| Quote #7
For a long time after that everyone had called him The Champion and there had been a return match in the spring. But not much money was bet and he had won it quite easily since he had broken the confidence of the negro from Cienfuegos in the first match. After that he had a few matches and then no more. He decided that he could beat anyone if he wanted to badly enough and he decided that it was bad for his right hand for fishing. He had tried a few practice matches with his left hand. But his left hand had always been a traitor and would not do what he called on it to do and he did not trust it. (3.91)
It is enough for the old man to know his abilities himself; he does not feel the need to prove them repeatedly to the rest of the world.
| Quote #8
He took all his pain and what was left of his strength and his long gone pride and he put it against the fish’s agony and the fish came over onto his side and swam gently on his side, his bill almost touching the planking of the skiff and started to pass the boat, long, deep, wide, silver and barred with purple and interminable in the water. (4.64)

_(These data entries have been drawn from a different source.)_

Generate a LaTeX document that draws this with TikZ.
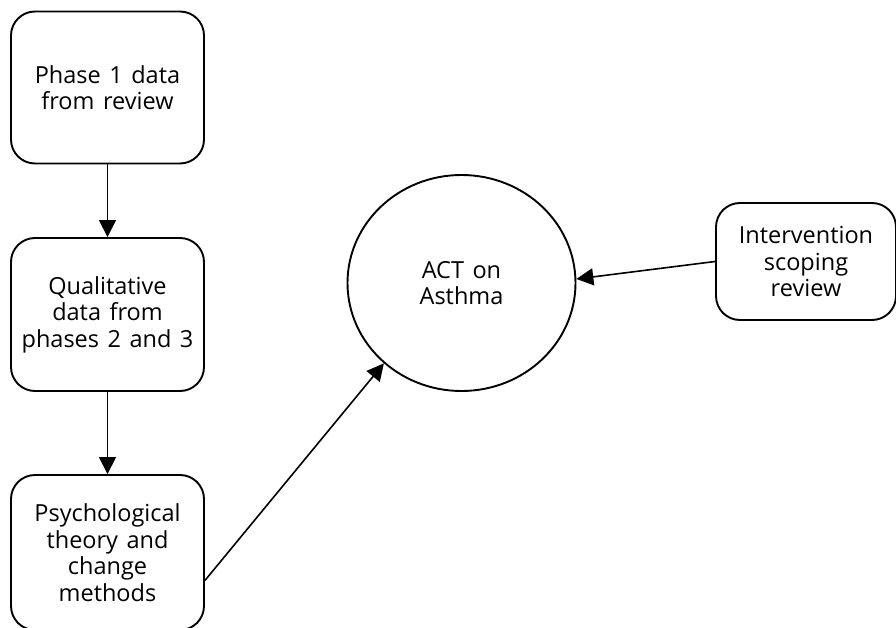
\documentclass[tikz,border=0pt]{standalone}
\usepackage{fontspec}
\setmainfont{Open Sans}
\usetikzlibrary{arrows.meta,shapes.geometric}
\newcommand{\lblfont}{\fontsize{23.5}{26.5}\selectfont\spaceskip=8.5pt\relax}
\begin{document}
\begin{tikzpicture}[x=1pt,y=-1pt,
  box/.style={draw, line width=1.9pt, rounded corners=24pt, minimum width=193pt, align=center, inner sep=0pt, font=\lblfont},
  conn/.style={line width=1.6pt, -{Triangle[length=17pt,width=17pt]}}]
\useasboundingbox (0,0) rectangle (896,628);
\node[box, minimum height=152pt] (p1) at (107.5,87.5) {Phase 1 data\\from review};
\node[box, minimum height=153pt] (p2) at (107.5,314.5) {Qualitative\\data from\\phases 2 and 3};
\node[box, minimum height=155pt] (p3) at (107.5,552.5) {Psychological\\theory and\\change\\methods};
\node[draw, line width=1.9pt, ellipse, minimum width=228pt, minimum height=216pt, inner sep=0pt, align=center, font=\lblfont] (act) at (461.5,283) {ACT on\\Asthma};
\node[box, minimum width=180pt, minimum height=117pt] (iv) at (806,261.5) {Intervention\\scoping\\review};
\draw[conn] (p1.south) -- (p2.north);
\draw[conn] (p2.south) -- (p3.north);
\draw[conn] (p3.-16) -- (act.226);
\draw[conn] (iv.west) -- (act.2);
\end{tikzpicture}
\end{document}
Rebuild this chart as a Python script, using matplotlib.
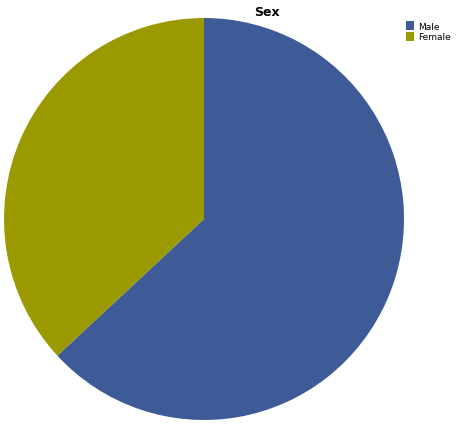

Although we are first told that the old man suffered no loss of pride, we later hear of his "lost gone pride."
| Quote #9
"I need a pencil for that," he said. "My head is not that clear. But I think the great DiMaggio would be proud of me today. I had no bone spurs. But the hands and the back hurt truly." I wonder what a bone spur is, he thought. Maybe we have them without knowing of it. (4.77)
The old man is interested in his own sense of internal pride, but also the opinion that his hero would have of him.